=== Source excerpt ===
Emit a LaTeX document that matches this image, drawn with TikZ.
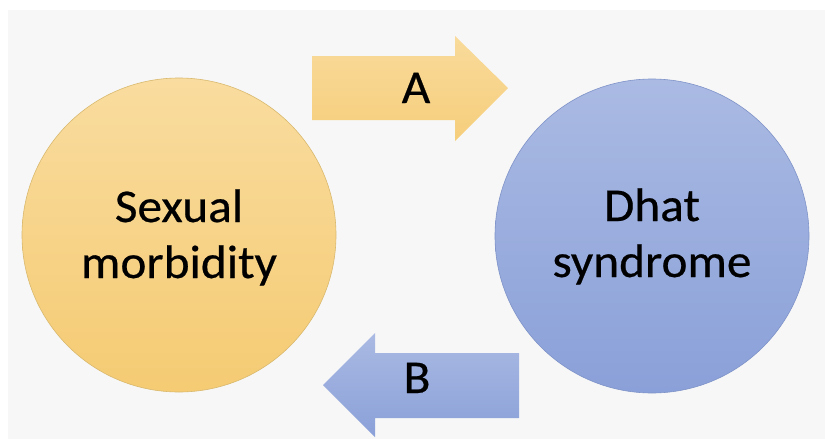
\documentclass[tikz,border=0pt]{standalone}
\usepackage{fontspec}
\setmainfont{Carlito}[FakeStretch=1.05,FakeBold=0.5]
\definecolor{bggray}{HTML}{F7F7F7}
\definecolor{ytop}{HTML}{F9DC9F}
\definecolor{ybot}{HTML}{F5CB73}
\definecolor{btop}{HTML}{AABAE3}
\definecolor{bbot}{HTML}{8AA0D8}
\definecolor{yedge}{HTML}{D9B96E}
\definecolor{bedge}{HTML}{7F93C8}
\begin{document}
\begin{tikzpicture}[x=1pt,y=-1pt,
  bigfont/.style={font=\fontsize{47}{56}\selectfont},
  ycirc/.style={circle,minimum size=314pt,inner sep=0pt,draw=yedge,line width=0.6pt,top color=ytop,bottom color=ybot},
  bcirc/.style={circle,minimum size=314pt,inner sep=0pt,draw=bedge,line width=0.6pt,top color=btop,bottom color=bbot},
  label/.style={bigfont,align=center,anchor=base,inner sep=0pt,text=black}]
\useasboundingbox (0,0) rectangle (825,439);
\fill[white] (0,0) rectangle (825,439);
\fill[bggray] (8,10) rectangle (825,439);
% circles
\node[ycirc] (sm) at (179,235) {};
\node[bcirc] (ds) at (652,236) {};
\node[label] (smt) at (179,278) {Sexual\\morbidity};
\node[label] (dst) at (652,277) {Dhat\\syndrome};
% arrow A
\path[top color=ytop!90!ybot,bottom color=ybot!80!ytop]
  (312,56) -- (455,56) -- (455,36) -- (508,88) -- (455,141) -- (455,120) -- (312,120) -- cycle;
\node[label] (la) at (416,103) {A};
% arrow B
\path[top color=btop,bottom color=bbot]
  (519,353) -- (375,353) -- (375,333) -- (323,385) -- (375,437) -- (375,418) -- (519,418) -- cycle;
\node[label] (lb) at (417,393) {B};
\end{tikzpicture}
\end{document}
===
Given request:
Copy each line above precisely, dropping the pictures.

Complete output:
Emit a LaTeX document that matches this image, drawn with TikZ.
\documentclass[tikz,border=0pt]{standalone}
\usepackage{fontspec}
\setmainfont{Carlito}[FakeStretch=1.05,FakeBold=0.5]
\definecolor{bggray}{HTML}{F7F7F7}
\definecolor{ytop}{HTML}{F9DC9F}
\definecolor{ybot}{HTML}{F5CB73}
\definecolor{btop}{HTML}{AABAE3}
\definecolor{bbot}{HTML}{8AA0D8}
\definecolor{yedge}{HTML}{D9B96E}
\definecolor{bedge}{HTML}{7F93C8}
\begin{document}
\begin{tikzpicture}[x=1pt,y=-1pt,
  bigfont/.style={font=\fontsize{47}{56}\selectfont},
  ycirc/.style={circle,minimum size=314pt,inner sep=0pt,draw=yedge,line width=0.6pt,top color=ytop,bottom color=ybot},
  bcirc/.style={circle,minimum size=314pt,inner sep=0pt,draw=bedge,line width=0.6pt,top color=btop,bottom color=bbot},
  label/.style={bigfont,align=center,anchor=base,inner sep=0pt,text=black}]
\useasboundingbox (0,0) rectangle (825,439);
\fill[white] (0,0) rectangle (825,439);
\fill[bggray] (8,10) rectangle (825,439);
% circles
\node[ycirc] (sm) at (179,235) {};
\node[bcirc] (ds) at (652,236) {};
\node[label] (smt) at (179,278) {Sexual\\morbidity};
\node[label] (dst) at (652,277) {Dhat\\syndrome};
% arrow A
\path[top color=ytop!90!ybot,bottom color=ybot!80!ytop]
  (312,56) -- (455,56) -- (455,36) -- (508,88) -- (455,141) -- (455,120) -- (312,120) -- cycle;
\node[label] (la) at (416,103) {A};
% arrow B
\path[top color=btop,bottom color=bbot]
  (519,353) -- (375,353) -- (375,333) -- (323,385) -- (375,437) -- (375,418) -- (519,418) -- cycle;
\node[label] (lb) at (417,393) {B};
\end{tikzpicture}
\end{document}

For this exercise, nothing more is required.